Lessons for the Crypto Derivatives Market

The October episode condensed all these dynamics into an intense two-day stress test. The full year's $150 billion in liquidations now reads less as a measure of indiscriminate chaos and more as a stark record of how a derivatives-dominated market processes and clears risk. Most of the time, this clearance was orderly, absorbed by insurance funds and routine liquidations. However, the October window exposed the inherent limits of a structure heavily reliant on a few large venues, significant leverage in mid-cap and long-tail assets, and backstop mechanisms that can, under pressure, reverse their intended roles.

Unlike previous crises centered on credit failures and institutional insolvencies, the 2025 event did not trigger a visible chain of defaults among major players.
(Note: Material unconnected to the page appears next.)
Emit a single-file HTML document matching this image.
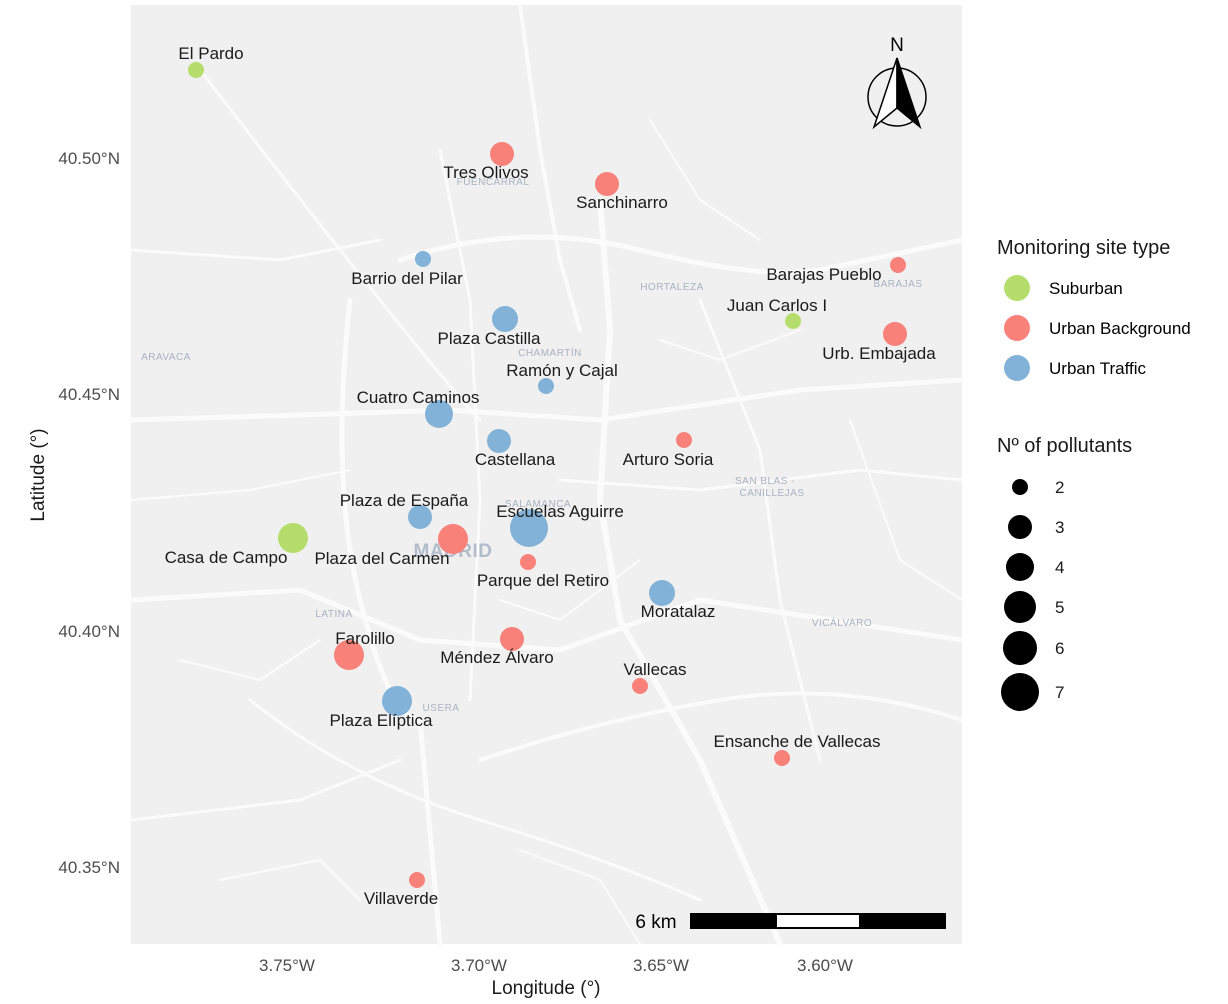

The system effectively reduced open interest, repriced risk, and continued its operations. The cost was borne through concentrated profit and loss hits, sharp divergence between large-cap and long-tail asset performance, and a clearer understanding of how much of the market's behavior is dictated by its underlying plumbing rather than prevailing narratives.

For traders, exchanges, and regulators alike, the lesson was unambiguous. In a market where derivatives set the price, the "liquidation tax" is not merely an occasional penalty for over-leverage. It is a fundamental, structural feature, and under challenging macro conditions, it has the potential to transform from routine cleanup into the primary engine of a market crash.